Job openings reported by the U.S. Bureau of Labor Statistics were revised upwards for December and remained sky-high in January, even as survey data on business hiring plans and active online job postings pointed to declining demand for labor. Directionally, however, the January JOLTS report pointed to a slowdown in the labor market, with job openings and quits declining, and layoffs rising.
Quits fell below 4 million for the first time in 20 months—a sign that U.S. workers are no longer finding as many superior alternatives to their current jobs. At the same time, layoffs and discharges rose by a whopping 16% overall, and by an even more staggering 37% in the South.
The increase in layoffs is noteworthy. The lowest number of layoffs and discharges in any month prior to the pandemic was 1.6 million. Since the pandemic recovery, however, layoffs and discharges have been in previously uncharted territory, hovering between around 1.2M and 1.5M every month since April 2021. The large increase to 1.7M this month brings layoffs and discharges closer to the pre-pandemic average of 1.9M and suggests that the period of unprecedented job security for American workers is coming to a close.

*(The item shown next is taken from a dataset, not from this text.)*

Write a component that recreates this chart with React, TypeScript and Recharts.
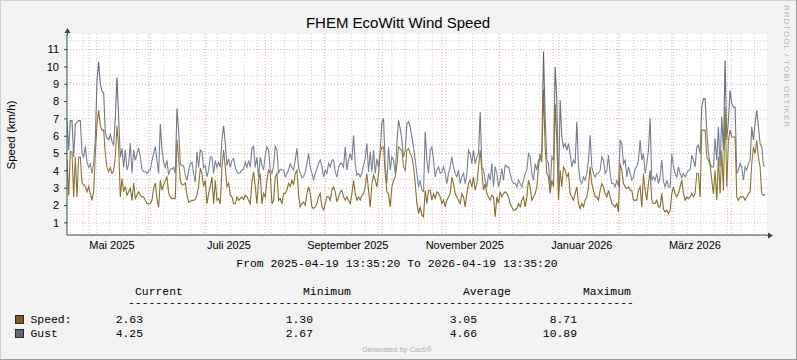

Job openings fell an eye-popping 49% in construction, dipping below their February 2020 pre-pandemic level. Construction is an industry with volatile employment, and a heightened sensitivity to interest rate hikes. So far, construction employment has been remarkably stable, even in the face of a housing market slowdown. That is largely because housing units have been under construction longer than usual since the pandemic due to supply chain disruptions and labor shortages.
Once construction firms make their way through the backlog of units under construction, however, employment in the industry could fall rapidly if residential building permit applications and new housing starts don’t soon recover. The higher interest rates rise, and the longer they remain elevated, the greater the risk of job losses in construction, as well as in other industries downstream of the housing market, like retailers and manufacturers of building materials and furniture.